WHAT IS BEING ASKED:
Note how many lines include the word "standalone", and give that number by itself.

=== SOURCE MATERIAL ===

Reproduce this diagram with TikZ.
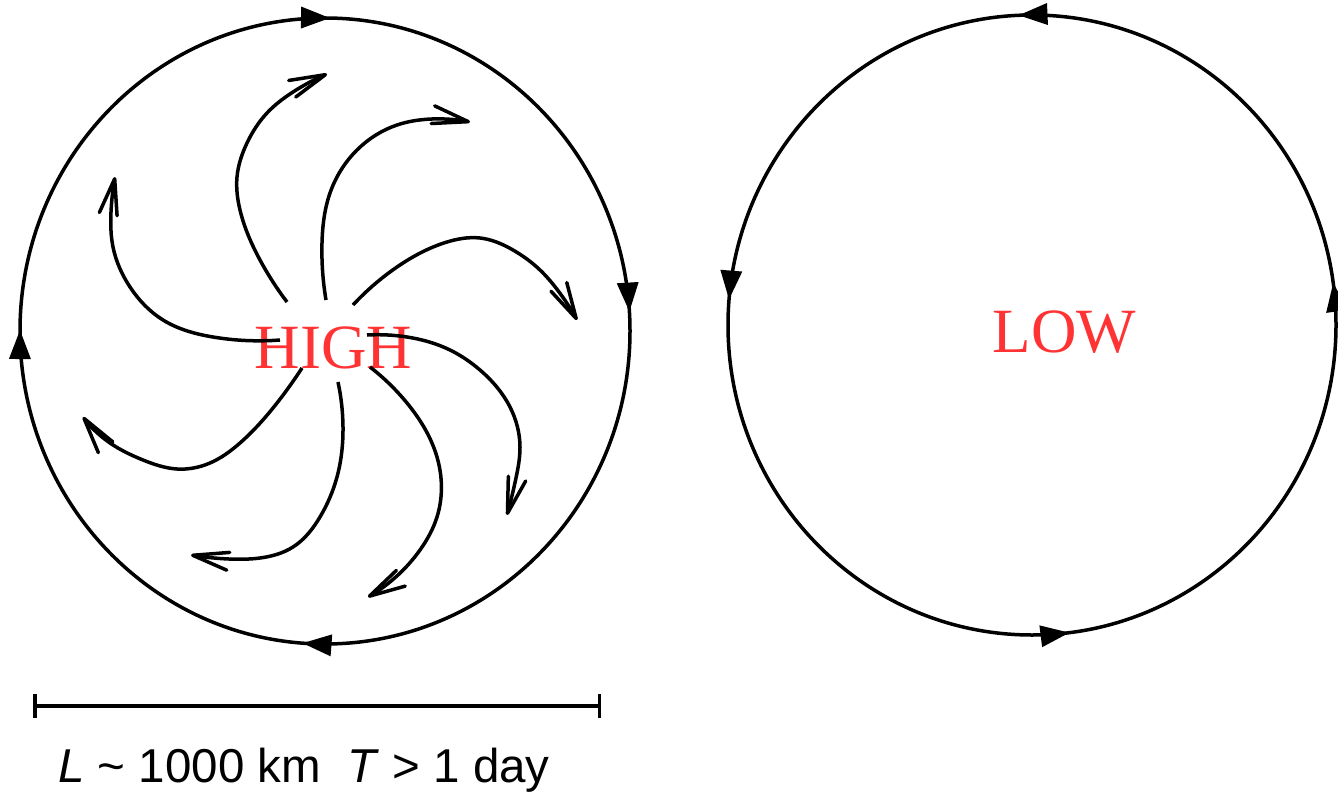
\documentclass[tikz,border=0pt]{standalone}
\usepackage{fontspec}
\setmainfont{Liberation Serif}
\setsansfont{Liberation Sans}
\usetikzlibrary{arrows.meta,decorations.markings,hobby}
\definecolor{pressred}{RGB}{255,51,51}
\begin{document}
\begin{tikzpicture}[x=1pt,y=-1pt,line width=3.5pt,
  flow/.style={-{Straight Barb[length=36pt,width=18pt,line width=3.5pt,round]}, use Hobby shortcut},
  circ/.style={line width=3.5pt},
  cw/.style={postaction={decorate},decoration={markings,
    mark=at position 0.0100 with {\arrowreversed{Triangle[length=29pt,width=21pt]}},
    mark=at position 0.2474 with {\arrowreversed{Triangle[length=29pt,width=21pt]}},
    mark=at position 0.4995 with {\arrowreversed{Triangle[length=29pt,width=21pt]}},
    mark=at position 0.7384 with {\arrowreversed{Triangle[length=29pt,width=21pt]}}}},
  ccw/.style={postaction={decorate},decoration={markings,
    mark=at position 0.022 with {\arrow{Triangle[length=29pt,width=21pt]}},
    mark=at position 0.257 with {\arrow{Triangle[length=29pt,width=21pt]}},
    mark=at position 0.4868 with {\arrow{Triangle[length=29pt,width=21pt]}},
    mark=at position 0.7695 with {\arrow{Triangle[length=29pt,width=21pt]}}}},
  label/.style={text=pressred,font=\fontsize{63}{70}\selectfont,inner sep=0pt,anchor=base},
  scaletext/.style={font=\sffamily\fontsize{47.5}{54}\selectfont,inner sep=0pt,anchor=base}
]
\useasboundingbox (0,0) rectangle (1338,797);

% circles
\draw[circ,cw] (325,331) ellipse [x radius=305pt, y radius=313pt];
\draw[circ,ccw] (1032,325) ellipse [x radius=304pt, y radius=310pt];

% labels
\node[label] (high) at (333.5,368) {HIGH};
\node[label] (low) at (1064.5,352) {LOW};

% outflow spiral arrows
\draw[flow] (280,340) .. (213,337) .. (163,320) .. (130,287) .. (113,247) .. (111,212) .. (115,177);
\draw[flow] (287,302) .. (260,260) .. (240,210) .. (237,177) .. (247,143) .. (267,113) .. (293,92) .. (327,74);
\draw[flow] (326,300) .. (322,243) .. (330,193) .. (357,150) .. (397,125) .. (432,119) .. (470,122);
\draw[flow] (353,305) .. (397,267) .. (447,242) .. (480,238) .. (513,250) .. (540,270) .. (556,288) .. (577,320);
\draw[flow] (367,335) .. (407,337) .. (450,350) .. (480,370) .. (510,407) .. (520,447) .. (516,478) .. (507,515);
\draw[flow] (370,367) .. (407,403) .. (437,457) .. (437,517) .. (420,550) .. (398,575) .. (368,597);
\draw[flow] (338,382) .. (343,427) .. (337,477) .. (320,517) .. (293,547) .. (260,558) .. (229,559) .. (191,555);
\draw[flow] (302,368) .. (277,403) .. (240,443) .. (210,463) .. (177,469) .. (143,460) .. (110,443) .. (83,417);

% scale bar
\coordinate (barL) at (33,706);
\coordinate (barR) at (601,706);
\draw[{Bar[width=24pt]}-{Bar[width=24pt]}] (barL) -- (barR);
\node[scaletext] (scale) at (304,782) {\textit{L} \textasciitilde{} 1000 km\ \ \textit{T} > 1 day};
\end{tikzpicture}
\end{document}
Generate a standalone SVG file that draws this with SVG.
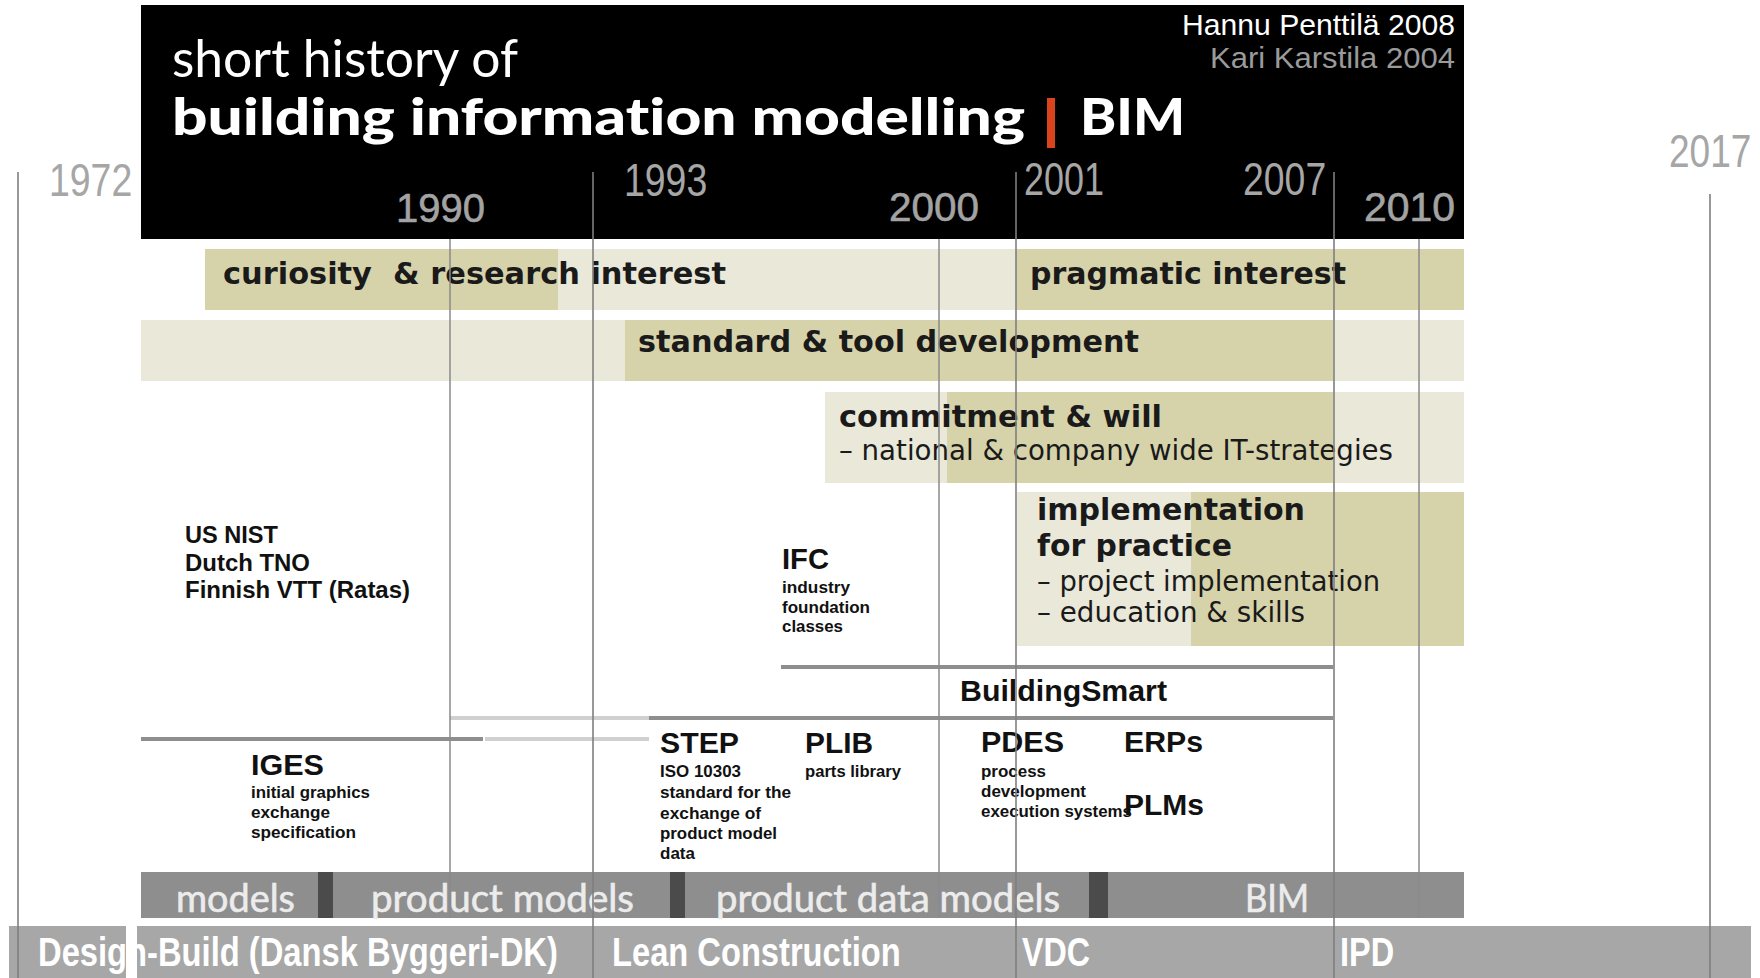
<svg xmlns="http://www.w3.org/2000/svg" width="1760" height="978" viewBox="0 0 1760 978">
<style>
.title{font-family:"Lato","Open Sans",sans-serif;fill:#ffffff;font-variant-ligatures:none;font-feature-settings:"liga" 0,"clig" 0}
.hy{font-family:"Liberation Sans",Arial,sans-serif;font-size:41px;fill:#a3a3a3;stroke:#a3a3a3;stroke-width:0.6}
.oy{font-family:"Liberation Sans",Arial,sans-serif;font-size:46px;fill:#a6a6a6}
.band{font-family:"DejaVu Sans",Verdana,sans-serif;font-size:30px;font-weight:bold;fill:#1a1a1a}
.bandsub{font-family:"DejaVu Sans",Verdana,sans-serif;font-size:27.5px;fill:#1a1a1a}
.dk{fill:#d6d3ab}
.lt{fill:#e9e8d9}
.hv{font-family:"Liberation Sans",Arial,sans-serif;font-weight:bold;fill:#111111}
.big{font-size:30px}
.mid{font-size:23px}
.sm{font-size:16.5px}
.mb{font-family:"Lato","Open Sans",sans-serif;font-size:38px;fill:#ececec;stroke:#ececec;stroke-width:0.6;font-variant-ligatures:none}
.bb{font-family:"Liberation Sans",Arial,sans-serif;font-size:40px;font-weight:bold;fill:#ffffff}
.yl{stroke:#8a8a8a;stroke-width:1.5;fill:none}
.ol{stroke:#7f7f7f;stroke-width:1.6;fill:none}
.hdark{stroke:#8e8e8e;stroke-width:4;fill:none}
.hlight{stroke:#d0d0d0;stroke-width:4;fill:none}
</style>
<rect x="0" y="0" width="1760" height="978" fill="#ffffff"/>

<g id="header">
  <rect x="141" y="5" width="1323" height="234" fill="#000000"/>
  <text class="title" x="172" y="77" font-size="52" textLength="346" lengthAdjust="spacingAndGlyphs">short history of</text>
  <text class="title" x="172" y="135" font-size="52" font-weight="900" textLength="853" lengthAdjust="spacingAndGlyphs">building information modelling</text>
  <rect x="1047" y="98" width="8" height="50" fill="#d9441c"/>
  <text class="title" x="1080" y="135" font-size="52" font-weight="900" textLength="105" lengthAdjust="spacingAndGlyphs">BIM</text>
  <text x="1455" y="35" text-anchor="end" font-family="Liberation Sans, Arial, sans-serif" font-size="30" fill="#ffffff" textLength="273" lengthAdjust="spacingAndGlyphs">Hannu Penttilä 2008</text>
  <text x="1455" y="68" text-anchor="end" font-family="Liberation Sans, Arial, sans-serif" font-size="30" fill="#9a9a9a" textLength="245" lengthAdjust="spacingAndGlyphs">Kari Karstila 2004</text>
  <text class="hy" x="396" y="222" textLength="89" lengthAdjust="spacingAndGlyphs">1990</text>
  <text class="hy" x="889" y="221" textLength="90" lengthAdjust="spacingAndGlyphs">2000</text>
  <text class="hy" x="1364" y="221" textLength="91" lengthAdjust="spacingAndGlyphs">2010</text>
</g>

<g id="band-interest">
  <rect class="lt" x="205" y="249" width="1259" height="61"/>
  <rect class="dk" x="205" y="249" width="353" height="61"/>
  <rect class="dk" x="1016" y="249" width="448" height="61"/>
  <text class="band" x="223" y="284" xml:space="preserve" textLength="503" lengthAdjust="spacingAndGlyphs">curiosity  &amp; research interest</text>
  <text class="band" x="1030" y="284" textLength="316" lengthAdjust="spacingAndGlyphs">pragmatic interest</text>
</g>

<g id="band-standard">
  <rect class="lt" x="141" y="320" width="1323" height="61"/>
  <rect class="dk" x="625" y="320" width="708" height="61"/>
  <text class="band" x="638" y="352" textLength="501" lengthAdjust="spacingAndGlyphs">standard &amp; tool development</text>
</g>

<g id="band-commitment">
  <rect class="lt" x="825" y="392" width="639" height="91"/>
  <rect class="dk" x="947" y="392" width="386" height="91"/>
  <text class="band" x="839" y="427" textLength="323" lengthAdjust="spacingAndGlyphs">commitment &amp; will</text>
  <text class="bandsub" x="839" y="460" textLength="554" lengthAdjust="spacingAndGlyphs">– national &amp; company wide IT-strategies</text>
</g>

<g id="band-implementation">
  <rect class="lt" x="1017" y="492" width="447" height="154"/>
  <rect class="dk" x="1191" y="492" width="273" height="154"/>
  <text class="band" x="1037" y="520" textLength="268" lengthAdjust="spacingAndGlyphs">implementation</text>
  <text class="band" x="1037" y="556" textLength="195" lengthAdjust="spacingAndGlyphs">for practice</text>
  <text class="bandsub" x="1037" y="591" textLength="343" lengthAdjust="spacingAndGlyphs">– project implementation</text>
  <text class="bandsub" x="1037" y="622" textLength="268" lengthAdjust="spacingAndGlyphs">– education &amp; skills</text>
</g>

<g id="institutes">
  <text class="hv mid" x="185" y="543" textLength="93" lengthAdjust="spacingAndGlyphs">US NIST</text>
  <text class="hv mid" x="185" y="571" textLength="125" lengthAdjust="spacingAndGlyphs">Dutch TNO</text>
  <text class="hv mid" x="185" y="598" textLength="225" lengthAdjust="spacingAndGlyphs">Finnish VTT (Ratas)</text>
</g>

<g id="ifc">
  <text class="hv big" x="782" y="569" textLength="47" lengthAdjust="spacingAndGlyphs">IFC</text>
  <text class="hv sm" x="782" y="593" textLength="68" lengthAdjust="spacingAndGlyphs">industry</text>
  <text class="hv sm" x="782" y="613" textLength="88" lengthAdjust="spacingAndGlyphs">foundation</text>
  <text class="hv sm" x="782" y="632" textLength="61" lengthAdjust="spacingAndGlyphs">classes</text>
</g>

<g id="buildingsmart">
  <text class="hv" x="960" y="701" font-size="29" textLength="207" lengthAdjust="spacingAndGlyphs">BuildingSmart</text>
</g>

<g id="iges">
  <text class="hv big" x="251" y="775" textLength="73" lengthAdjust="spacingAndGlyphs">IGES</text>
  <text class="hv sm" x="251" y="798" textLength="119" lengthAdjust="spacingAndGlyphs">initial graphics</text>
  <text class="hv sm" x="251" y="818" textLength="79" lengthAdjust="spacingAndGlyphs">exchange</text>
  <text class="hv sm" x="251" y="838" textLength="105" lengthAdjust="spacingAndGlyphs">specification</text>
</g>

<g id="step">
  <text class="hv big" x="660" y="753" textLength="79" lengthAdjust="spacingAndGlyphs">STEP</text>
  <text class="hv sm" x="660" y="777" textLength="81" lengthAdjust="spacingAndGlyphs">ISO 10303</text>
  <text class="hv sm" x="660" y="798" textLength="131" lengthAdjust="spacingAndGlyphs">standard for the</text>
  <text class="hv sm" x="660" y="819" textLength="101" lengthAdjust="spacingAndGlyphs">exchange of</text>
  <text class="hv sm" x="660" y="839" textLength="117" lengthAdjust="spacingAndGlyphs">product model</text>
  <text class="hv sm" x="660" y="859" textLength="35" lengthAdjust="spacingAndGlyphs">data</text>
</g>

<g id="plib">
  <text class="hv big" x="805" y="753" textLength="68" lengthAdjust="spacingAndGlyphs">PLIB</text>
  <text class="hv sm" x="805" y="777" textLength="96" lengthAdjust="spacingAndGlyphs">parts library</text>
</g>

<g id="pdes">
  <text class="hv big" x="981" y="752" textLength="83" lengthAdjust="spacingAndGlyphs">PDES</text>
  <text class="hv sm" x="981" y="777" textLength="65" lengthAdjust="spacingAndGlyphs">process</text>
  <text class="hv sm" x="981" y="797" textLength="105" lengthAdjust="spacingAndGlyphs">development</text>
  <text class="hv sm" x="981" y="817" textLength="151" lengthAdjust="spacingAndGlyphs">execution systems</text>
</g>

<g id="erps">
  <text class="hv big" x="1124" y="752" textLength="79" lengthAdjust="spacingAndGlyphs">ERPs</text>
</g>
<g id="plms">
  <text class="hv big" x="1124" y="815" textLength="80" lengthAdjust="spacingAndGlyphs">PLMs</text>
</g>

<g id="models-bar">
  <rect x="141" y="872" width="1323" height="46" fill="#8e8e8e"/>
  <rect x="318" y="872" width="15" height="46" fill="#4b4b4b"/>
  <rect x="670" y="872" width="15" height="46" fill="#4b4b4b"/>
  <rect x="1089" y="872" width="19" height="46" fill="#4b4b4b"/>
  <text class="mb" x="176" y="912" textLength="119" lengthAdjust="spacingAndGlyphs">models</text>
  <text class="mb" x="371" y="912" textLength="263" lengthAdjust="spacingAndGlyphs">product models</text>
  <text class="mb" x="716" y="912" textLength="344" lengthAdjust="spacingAndGlyphs">product data models</text>
  <text class="mb" x="1245" y="912" textLength="64" lengthAdjust="spacingAndGlyphs">BIM</text>
</g>

<g id="delivery-bar">
  <rect x="9" y="926" width="117" height="52" fill="#a7a7a7"/>
  <rect x="137" y="926" width="1614" height="52" fill="#a7a7a7"/>
  <text class="bb" transform="translate(38,966) scale(0.82,1)" x="0" y="0" textLength="634" lengthAdjust="spacingAndGlyphs">Design-Build (Dansk Byggeri-DK)</text>
  <rect x="126" y="926" width="11" height="52" fill="#ffffff"/>
  <text class="bb" transform="translate(612,966) scale(0.82,1)" x="0" y="0" textLength="352" lengthAdjust="spacingAndGlyphs">Lean Construction</text>
  <text class="bb" transform="translate(1022,966) scale(0.82,1)" x="0" y="0" textLength="83" lengthAdjust="spacingAndGlyphs">VDC</text>
  <text class="bb" transform="translate(1340,966) scale(0.82,1)" x="0" y="0" textLength="66" lengthAdjust="spacingAndGlyphs">IPD</text>
</g>

<g id="connectors">
  <line class="hdark" x1="141" y1="739" x2="483" y2="739"/>
  <line class="hlight" x1="485" y1="739" x2="649" y2="739"/>
  <line class="hlight" x1="450" y1="718" x2="649" y2="718"/>
  <line class="hdark" x1="649" y1="718" x2="1333" y2="718"/>
  <line class="hdark" x1="781" y1="667" x2="1333" y2="667"/>
  <line class="yl" x1="450" y1="239" x2="450" y2="918"/>
  <line class="yl" x1="939" y1="239" x2="939" y2="918"/>
  <line class="yl" x1="1419" y1="239" x2="1419" y2="918"/>
  <line class="ol" x1="18" y1="172" x2="18" y2="978" stroke-width="2.6"/>
  <line class="ol" x1="593" y1="172" x2="593" y2="978"/>
  <line class="ol" x1="1016" y1="172" x2="1016" y2="978"/>
  <line class="ol" x1="1334" y1="172" x2="1334" y2="978"/>
  <line class="ol" x1="1710" y1="194" x2="1710" y2="978"/>
</g>

<g id="overlay-years">
  <text class="oy" transform="translate(49,196) scale(0.8,1)" x="0" y="0" textLength="104" lengthAdjust="spacingAndGlyphs">1972</text>
  <text class="oy" transform="translate(624,196) scale(0.8,1)" x="0" y="0" textLength="104" lengthAdjust="spacingAndGlyphs">1993</text>
  <text class="oy" transform="translate(1024,195) scale(0.8,1)" x="0" y="0" textLength="100" lengthAdjust="spacingAndGlyphs">2001</text>
  <text class="oy" transform="translate(1243,195) scale(0.8,1)" x="0" y="0" textLength="104" lengthAdjust="spacingAndGlyphs">2007</text>
  <text class="oy" transform="translate(1669,167) scale(0.8,1)" x="0" y="0" textLength="103" lengthAdjust="spacingAndGlyphs">2017</text>
</g>
</svg>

===

SOLUTION:
2